Stated goal:
Write out the material exactly. Do not include the pictures.

Dataset section:
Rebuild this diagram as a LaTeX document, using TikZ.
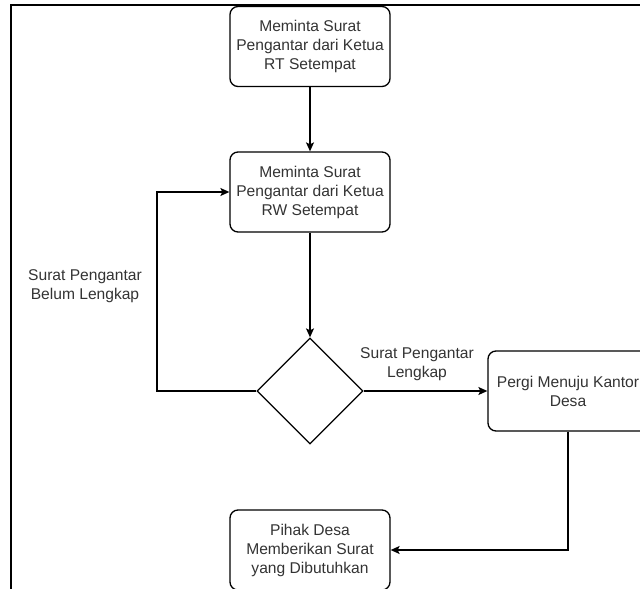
\documentclass[tikz,border=0pt]{standalone}
\usepackage{fontspec}
\setmainfont{Liberation Sans}
\usetikzlibrary{shapes.geometric,arrows.meta}
\begin{document}
\begin{tikzpicture}[x=1pt,y=-1pt,
  every node/.style={font=\fontsize{15.6}{19}\selectfont,text=black!80,align=center},
  proc/.style={draw,line width=1.3pt,rounded corners=8pt,minimum width=160pt,minimum height=80pt,inner sep=2pt},
  dec/.style={draw,diamond,line width=1.3pt,minimum width=106pt,minimum height=106pt,inner sep=0pt},
  arr/.style={line width=1.3pt,-{Stealth[length=9pt,width=8pt,inset=2pt]}}]
\useasboundingbox (0,0) rectangle (640,589);
\clip (0,0) rectangle (640,589);
% frame
\draw[line width=2pt] (11,600) -- (11,5) -- (650,5);
% process boxes
\node[proc] (rt) at (310,46.5) {Meminta Surat\\Pengantar dari Ketua\\RT Setempat};
\node[proc] (rw) at (310,192) {Meminta Surat\\Pengantar dari Ketua\\RW Setempat};
\node[dec] (cek) at (310,391) {};
\node[proc] (kantor) at (568,391) {Pergi Menuju Kantor\\Desa};
\node[proc] (pihak) at (310,550) {Pihak Desa\\Memberikan Surat\\yang Dibutuhkan};
\coordinate (balik) at (157,391);
% connectors
\draw[arr] (rt) -- (rw);
\draw[arr] (rw) -- (cek);
\draw[arr] (cek.west) -- (balik) |- (rw.west);
\draw[arr] (cek.east) -- (kantor.west);
\draw[arr] (kantor.south) |- (pihak.east);
% labels
\node (belum) at (85,286) {Surat Pengantar\\Belum Lengkap};
\node (lengkap) at (417,364) {Surat Pengantar\\Lengkap};
\end{tikzpicture}
\end{document}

Written response:
Rebuild this diagram as a LaTeX document, using TikZ.
\documentclass[tikz,border=0pt]{standalone}
\usepackage{fontspec}
\setmainfont{Liberation Sans}
\usetikzlibrary{shapes.geometric,arrows.meta}
\begin{document}
\begin{tikzpicture}[x=1pt,y=-1pt,
  every node/.style={font=\fontsize{15.6}{19}\selectfont,text=black!80,align=center},
  proc/.style={draw,line width=1.3pt,rounded corners=8pt,minimum width=160pt,minimum height=80pt,inner sep=2pt},
  dec/.style={draw,diamond,line width=1.3pt,minimum width=106pt,minimum height=106pt,inner sep=0pt},
  arr/.style={line width=1.3pt,-{Stealth[length=9pt,width=8pt,inset=2pt]}}]
\useasboundingbox (0,0) rectangle (640,589);
\clip (0,0) rectangle (640,589);
% frame
\draw[line width=2pt] (11,600) -- (11,5) -- (650,5);
% process boxes
\node[proc] (rt) at (310,46.5) {Meminta Surat\\Pengantar dari Ketua\\RT Setempat};
\node[proc] (rw) at (310,192) {Meminta Surat\\Pengantar dari Ketua\\RW Setempat};
\node[dec] (cek) at (310,391) {};
\node[proc] (kantor) at (568,391) {Pergi Menuju Kantor\\Desa};
\node[proc] (pihak) at (310,550) {Pihak Desa\\Memberikan Surat\\yang Dibutuhkan};
\coordinate (balik) at (157,391);
% connectors
\draw[arr] (rt) -- (rw);
\draw[arr] (rw) -- (cek);
\draw[arr] (cek.west) -- (balik) |- (rw.west);
\draw[arr] (cek.east) -- (kantor.west);
\draw[arr] (kantor.south) |- (pihak.east);
% labels
\node (belum) at (85,286) {Surat Pengantar\\Belum Lengkap};
\node (lengkap) at (417,364) {Surat Pengantar\\Lengkap};
\end{tikzpicture}
\end{document}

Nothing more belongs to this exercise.